Termination clauses should address termination for cause, termination for convenience if applicable, and detailed cure periods. Provisions must handle post-termination rights such as inventory liquidation, customer transition, outstanding payments, and continued royalties for sales in the pipeline to avoid business disruption and disputes over ongoing revenue. Include clear notice requirements, steps for orderly wind-down, and protections for confidential information or IP after termination. Well-drafted termination mechanics reduce uncertainty, preserve goodwill, and facilitate a smoother transition either to a new partner or direct sales channels.
Quality control provisions usually require distributors to follow agreed manufacturing or service standards, use specified branding, and submit samples or documentation for approval. The agreement can set inspection rights, corrective action timelines, and consequences for nonconforming goods to protect brand reputation and limit liability. Practical implementation includes regular reporting, training, and defined processes for handling recalls or warranty claims. Clear thresholds for acceptable performance and steps for remediation encourage compliance while preserving the licensor’s right to enforce standards without immediate contract termination.
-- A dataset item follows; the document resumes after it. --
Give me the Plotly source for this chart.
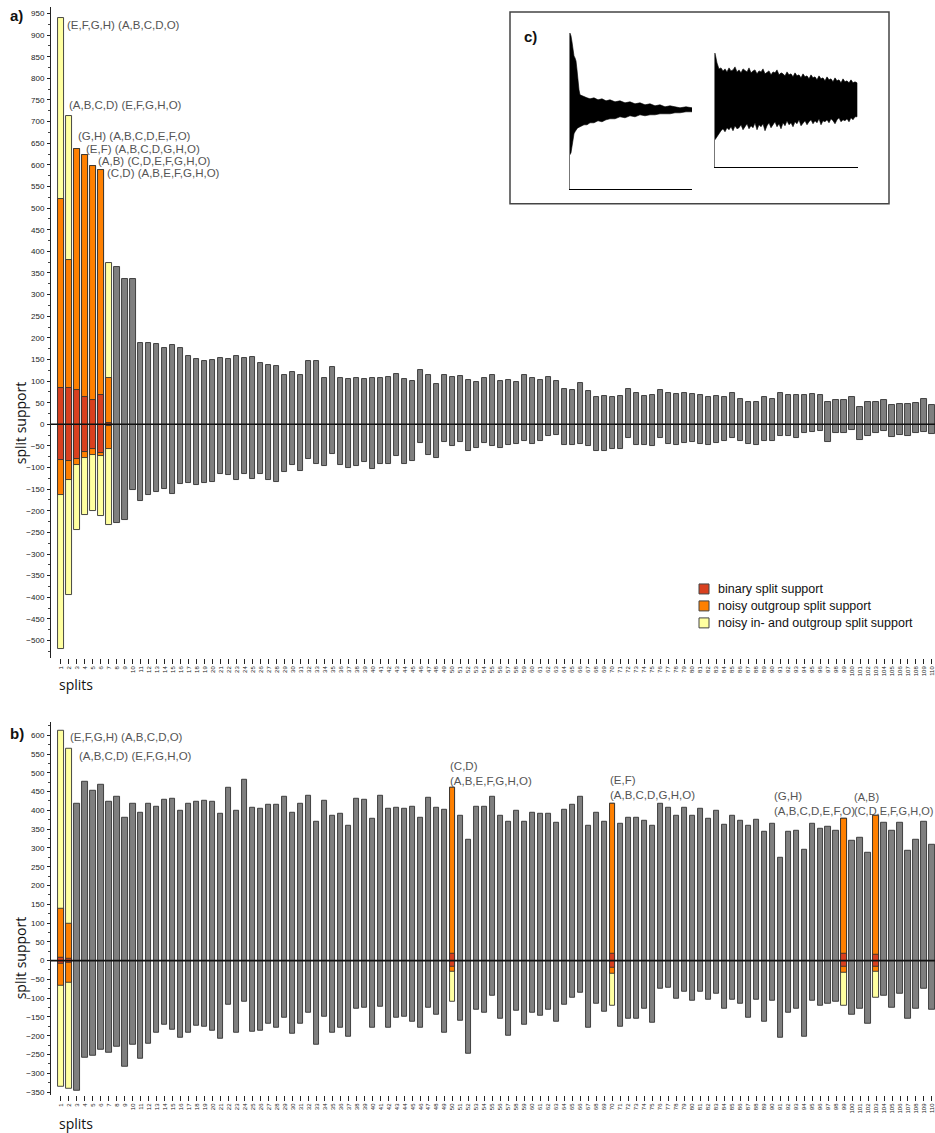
import plotly.graph_objects as go

# ---------------------------------------------------------------- data
splits = list(range(1, 111))
split_ticks = [str(s) for s in splits]

# panel a) split support above / below zero for each split
a_top = [940, 714, 637, 622, 598, 589, 372, 364, 337, 335,
         188, 187, 186, 176, 184, 176, 159, 150, 146, 148,
         153, 150, 159, 153, 155, 141, 138, 135, 115, 122,
         115, 146, 146, 106, 132, 108, 104, 108, 105, 108,
         107, 109, 116, 104, 101, 125, 113, 93, 115, 109,
         112, 102, 99, 107, 115, 100, 102, 98, 113, 107,
         102, 109, 101, 82, 79, 95, 77, 63, 65, 63,
         65, 82, 72, 65, 67, 79, 72, 70, 72, 71,
         67, 63, 65, 63, 72, 58, 52, 52, 64, 59,
         72, 67, 68, 68, 69, 68, 52, 56, 56, 63,
         41, 52, 52, 56, 45, 48, 46, 49, 58, 45]
a_bottom = [-520, -395, -244, -209, -200, -212, -232, -229, -221, -152,
            -177, -164, -157, -149, -162, -137, -136, -140, -136, -134,
            -116, -118, -129, -116, -127, -114, -129, -133, -111, -93,
            -108, -81, -91, -97, -68, -94, -101, -96, -87, -104,
            -91, -91, -73, -91, -85, -44, -72, -78, -42, -51,
            -41, -61, -54, -44, -51, -55, -48, -46, -38, -46,
            -38, -28, -25, -47, -47, -46, -50, -61, -61, -56,
            -56, -31, -48, -48, -50, -31, -46, -47, -43, -42,
            -46, -47, -43, -39, -31, -39, -46, -48, -38, -39,
            -27, -28, -31, -19, -18, -15, -41, -20, -21, -13,
            -37, -27, -21, -15, -30, -25, -27, -20, -18, -22]
# splits of panel a) that carry binary / noisy support
a_marked = [1, 2, 3, 4, 5, 6, 7]
a_out_top = [520, 380, 637, 622, 598, 589, 107]
a_out_bottom = [-163, -128, -93, -78, -70, -74, -57]
a_bin_top = [83, 85, 80, 63, 57, 67, 4]
a_bin_bottom = [-83, -85, -80, -64, -57, -67, -5]
a_labels = ["(E,F,G,H) (A,B,C,D,O)", "(A,B,C,D) (E,F,G,H,O)",
            "(G,H) (A,B,C,D,E,F,O)", "(E,F) (A,B,C,D,G,H,O)",
            "(A,B) (C,D,E,F,G,H,O)", "(C,D) (A,B,E,F,G,H,O)"]

# panel b)
b_top = [611, 563, 417, 475, 452, 468, 422, 435, 380, 419,
         395, 419, 410, 429, 430, 400, 417, 423, 427, 423,
         391, 460, 399, 481, 407, 404, 416, 415, 435, 395,
         417, 439, 370, 425, 386, 390, 358, 431, 428, 379,
         440, 405, 406, 404, 410, 381, 433, 408, 403, 460,
         387, 323, 411, 409, 435, 386, 369, 399, 371, 395,
         391, 391, 367, 403, 415, 435, 358, 393, 370, 419,
         364, 381, 381, 372, 359, 418, 408, 385, 406, 386,
         404, 379, 399, 361, 385, 372, 358, 375, 343, 364,
         274, 343, 345, 295, 364, 352, 356, 346, 378, 319,
         326, 287, 386, 366, 345, 366, 292, 322, 371, 309]
b_bottom = [-335, -341, -346, -258, -254, -238, -245, -229, -283, -223,
            -260, -220, -193, -171, -183, -204, -192, -174, -176, -187,
            -207, -118, -193, -110, -189, -186, -169, -178, -151, -196,
            -167, -138, -223, -149, -193, -178, -203, -127, -125, -180,
            -123, -180, -151, -149, -162, -180, -125, -145, -191, -110,
            -160, -249, -130, -138, -93, -155, -199, -133, -171, -140,
            -147, -130, -164, -118, -100, -85, -180, -114, -137, -120,
            -176, -154, -154, -128, -166, -75, -73, -102, -83, -108,
            -83, -104, -89, -128, -104, -114, -151, -103, -162, -106,
            -204, -139, -129, -202, -106, -121, -115, -110, -120, -144,
            -128, -169, -99, -93, -125, -87, -154, -128, -76, -131]
b_marked = [1, 2, 50, 70, 99, 103]
b_out_top = [138, 97, 460, 419, 378, 386]
b_out_bottom = [-67, -59, -29, -34, -31, -29]
b_bin_top = [8, 6, 17, 19, 17, 15]
b_bin_bottom = [-8, -6, -16, -18, -16, -15]
b_labels = ["(E,F,G,H) (A,B,C,D,O)", "(A,B,C,D) (E,F,G,H,O)",
            "(C,D)<br>(A,B,E,F,G,H,O)", "(E,F)<br>(A,B,C,D,G,H,O)",
            "(G,H)<br>(A,B,C,D,E,F,O)", "(A,B)<br>(C,D,E,F,G,H,O)"]

legend_names = ["binary split support", "noisy outgroup split support",
                "noisy in- and outgroup split support"]

# panel c) convergence traces: envelope of the support signal
c1_x = [0, 1, 2, 3, 4, 5, 6, 7, 8, 9, 10, 12, 14, 17, 20, 24, 28, 32, 36, 40,
        45, 50, 55, 60, 65, 70, 75, 80, 85, 90, 95, 100, 105, 110, 116, 122]
c1_upper = [156, 153, 147, 139, 133, 131, 128, 119, 107, 99, 94, 93, 92, 91, 90, 91, 89, 90, 88, 89,
            87, 88, 86, 87, 85, 86, 84, 85, 83, 84, 82, 83, 82, 81, 82, 81]
c1_lower = [34, 36, 40, 48, 55, 57, 59, 60, 61, 62, 62, 63, 64, 64, 66, 66, 68, 67, 69, 70,
            70, 72, 71, 73, 72, 74, 73, 74, 74, 75, 75, 75, 76, 76, 77, 77]

c2_x = list(range(0, 143, 2))
c2_upper = [114, 104, 98, 99, 96, 98, 95, 99, 96, 97, 100, 95,
            97, 94, 98, 96, 95, 99, 94, 96, 97, 93, 96, 95,
            98, 93, 95, 96, 92, 95, 94, 97, 92, 94, 93, 91,
            95, 92, 93, 90, 94, 91, 92, 89, 93, 90, 91, 88,
            92, 89, 90, 87, 91, 88, 89, 86, 90, 87, 88, 85,
            89, 86, 87, 84, 88, 85, 86, 84, 87, 84, 85, 84]
c2_lower = [27, 30, 33, 36, 38, 35, 39, 37, 40, 36, 41, 38,
            39, 42, 37, 40, 43, 38, 41, 39, 44, 37, 42, 40,
            43, 36, 41, 44, 39, 42, 45, 40, 43, 38, 44, 41,
            46, 42, 44, 40, 45, 43, 47, 41, 44, 46, 42, 45,
            47, 43, 46, 44, 48, 42, 46, 45, 47, 44, 48, 46,
            43, 47, 49, 45, 47, 46, 48, 45, 49, 47, 50, 50]

# ---------------------------------------------------------------- styles
W, H = 935, 1133
RED, ORANGE, YELLOW, GREY = "#D9401F", "#FF8000", "#FFFFA0", "#7F7F7F"
EDGE = "#333333"
BAR_W = 0.65
TEXT_GREY = "#555555"
SANS = "Liberation Sans, Arial, sans-serif"
TITLE_FONT = "Open Sans, Noto Sans, sans-serif"


def fx(p):
    return p / W


def fy(p):
    return 1 - p / H


fig = go.Figure()


def add_panel(xa, ya, top, bottom, marked, out_top, out_bottom, bin_top, bin_bottom):
    plain = [s for s in splits if s not in marked]
    fig.add_trace(go.Bar(
        x=plain, y=[top[s - 1] - bottom[s - 1] for s in plain],
        base=[bottom[s - 1] for s in plain], width=BAR_W,
        marker=dict(color=GREY, line=dict(color=EDGE, width=0.9)),
        xaxis=xa, yaxis=ya, showlegend=False, hoverinfo="skip"))
    # noisy in- and outgroup support spans the whole bar
    fig.add_trace(go.Bar(
        x=marked, y=[top[s - 1] - bottom[s - 1] for s in marked],
        base=[bottom[s - 1] for s in marked], width=BAR_W,
        marker=dict(color=YELLOW, line=dict(color=EDGE, width=0.9)),
        xaxis=xa, yaxis=ya, showlegend=False, hoverinfo="skip"))
    fig.add_trace(go.Bar(
        x=marked, y=[t - b for t, b in zip(out_top, out_bottom)],
        base=out_bottom, width=BAR_W,
        marker=dict(color=ORANGE, line=dict(color=EDGE, width=0.9)),
        xaxis=xa, yaxis=ya, showlegend=False, hoverinfo="skip"))
    fig.add_trace(go.Bar(
        x=marked, y=[t - b for t, b in zip(bin_top, bin_bottom)],
        base=bin_bottom, width=BAR_W,
        marker=dict(color=RED, line=dict(color=EDGE, width=0.9)),
        xaxis=xa, yaxis=ya, showlegend=False, hoverinfo="skip"))


add_panel("x", "y", a_top, a_bottom, a_marked, a_out_top, a_out_bottom,
          a_bin_top, a_bin_bottom)
add_panel("x2", "y2", b_top, b_bottom, b_marked, b_out_top, b_out_bottom,
          b_bin_top, b_bin_bottom)

# panel c) envelopes drawn as filled bands
fig.add_trace(go.Scatter(
    x=c1_x + c1_x[::-1], y=c1_upper + c1_lower[::-1], fill="toself",
    fillcolor="black", mode="lines", line=dict(color="black", width=0.6),
    xaxis="x3", yaxis="y3", showlegend=False, hoverinfo="skip"))
fig.add_trace(go.Scatter(
    x=c2_x + c2_x[::-1], y=c2_upper + c2_lower[::-1], fill="toself",
    fillcolor="black", mode="lines", line=dict(color="black", width=0.6),
    xaxis="x4", yaxis="y4", showlegend=False, hoverinfo="skip"))

x_range = [-0.25, 110.38]
x_common = dict(range=x_range, tickmode="array", tickvals=splits, ticktext=split_ticks,
                tickangle=-90, tickfont=dict(size=6, family=SANS, color="#222"),
                ticks="outside", ticklen=5, tickwidth=1, tickcolor="#222",
                showline=False, showgrid=False, zeroline=False, fixedrange=True)
y_common = dict(showline=True, linecolor="#222", linewidth=1, ticks="outside",
                ticklen=3, tickwidth=1, tickcolor="#222", showgrid=False, zeroline=False,
                tickfont=dict(size=8, family=SANS, color="#222"), ticklabelstandoff=1,
                minor=dict(dtick=25, ticks="outside", ticklen=2, tickcolor="#444"))

fig.update_layout(
    width=W, height=H, margin=dict(l=0, r=0, t=0, b=0),
    paper_bgcolor="white", plot_bgcolor="white", barmode="overlay",
    showlegend=False, bargap=0,
    xaxis=dict(domain=[fx(51), 1], anchor="y", **x_common),
    yaxis=dict(domain=[fy(659), fy(7)], anchor="x", range=[-540, 965],
               tickmode="array", tickvals=list(range(-500, 951, 50)), **y_common),
    xaxis2=dict(domain=[fx(51), 1], anchor="y2", **x_common),
    yaxis2=dict(domain=[fy(1097), fy(723)], anchor="x2", range=[-358, 636],
                tickmode="array", tickvals=list(range(-350, 601, 50)), **y_common),
    xaxis3=dict(domain=[fx(570), fx(692)], anchor="y3", range=[0, 122],
                showline=True, linecolor="black", linewidth=1.3, showticklabels=False,
                ticks="", showgrid=False, zeroline=False),
    yaxis3=dict(domain=[fy(189), fy(33)], anchor="x3", range=[0, 156],
                showline=True, linecolor="#777", linewidth=1, showticklabels=False,
                ticks="", showgrid=False, zeroline=False),
    xaxis4=dict(domain=[fx(715), fx(858)], anchor="y4", range=[0, 143],
                showline=True, linecolor="black", linewidth=1.3, showticklabels=False,
                ticks="", showgrid=False, zeroline=False),
    yaxis4=dict(domain=[fy(167), fy(53)], anchor="x4", range=[0, 114],
                showline=True, linecolor="#777", linewidth=1, showticklabels=False,
                ticks="", showgrid=False, zeroline=False),
)

shapes = []
# zero lines over the bars
for xr, yr in (("x", "y"), ("x2", "y2")):
    shapes.append(dict(type="line", xref=xr, yref=yr, x0=x_range[0], x1=x_range[1],
                       y0=0, y1=0, line=dict(color="#111", width=1.6), layer="above"))
# frame of the inset
shapes.append(dict(type="rect", xref="paper", yref="paper", x0=fx(510), x1=fx(889),
                   y0=fy(204), y1=fy(12), line=dict(color="#444", width=1.5),
                   fillcolor="rgba(0,0,0,0)"))
# legend swatches
legend_rows = [590, 607, 624]
for yc, col in zip(legend_rows, [RED, ORANGE, YELLOW]):
    shapes.append(dict(type="rect", xref="paper", yref="paper", x0=fx(699), x1=fx(709),
                       y0=fy(yc + 5), y1=fy(yc - 5), fillcolor=col,
                       line=dict(color="#444", width=1)))

annotations = []
for yc, name in zip(legend_rows, legend_names):
    annotations.append(dict(xref="paper", yref="paper", x=fx(716), y=fy(yc), text=name,
                            showarrow=False, xanchor="left", yanchor="middle",
                            font=dict(size=12.5, family=SANS, color="#111")))

# split labels next to the marked bars (x, y in data units)
a_label_pos = [(1.50, 924), (1.75, 739), (2.88, 666), (3.88, 636), (5.38, 608), (6.51, 580)]
for (lx, ly), txt in zip(a_label_pos, a_labels):
    annotations.append(dict(xref="x", yref="y", x=lx, y=ly, text=txt, showarrow=False,
                            xanchor="left", yanchor="middle",
                            font=dict(size=11.5, family=SANS, color=TEXT_GREY)))
b_label_pos = [(1.88, 596), (3.0, 546), (49.44, 497), (69.46, 462), (89.99, 417), (100.0, 417)]
b_label_size = [11.5, 11.5, 11.5, 11.5, 11.5, 11]
for (lx, ly), txt, fs in zip(b_label_pos, b_labels, b_label_size):
    annotations.append(dict(xref="x2", yref="y2", x=lx, y=ly, text=txt, showarrow=False,
                            xanchor="left", yanchor="middle", align="left",
                            font=dict(size=fs, family=SANS, color=TEXT_GREY)))

# axis titles and panel letters
for yc in (424, 960):
    annotations.append(dict(xref="paper", yref="paper", x=fx(20), y=fy(yc),
                            text="split support", textangle=-90, showarrow=False,
                            xanchor="center", yanchor="middle",
                            font=dict(size=14, family=TITLE_FONT, color="#111")))
for yc in (686, 1125):
    annotations.append(dict(xref="paper", yref="paper", x=fx(57), y=fy(yc),
                            text="splits", showarrow=False, xanchor="left", yanchor="middle",
                            font=dict(size=14, family=TITLE_FONT, color="#111")))
for txt, xl, yc in (("a)", 8, 16), ("b)", 8, 735), ("c)", 522, 37)):
    annotations.append(dict(xref="paper", yref="paper", x=fx(xl), y=fy(yc),
                            text="<b>%s</b>" % txt, showarrow=False, xanchor="left",
                            yanchor="middle", font=dict(size=15, family=SANS, color="#111")))

fig.update_layout(shapes=shapes, annotations=annotations)
fig.write_html("out.html")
Engage counsel before signing major licensing or distribution agreements, especially when intellectual property, exclusivity, cross-border issues, or significant revenue is involved. Early legal input ensures the agreement reflects commercial goals, allocates risk appropriately, and includes mechanisms for enforcement and adaptation over time. Even for renewals or amendments, counsel can identify hidden liabilities and propose language that avoids future disputes. Timely involvement preserves negotiating leverage, supports predictable outcomes, and reduces the likelihood of expensive litigation or operational disruption down the road.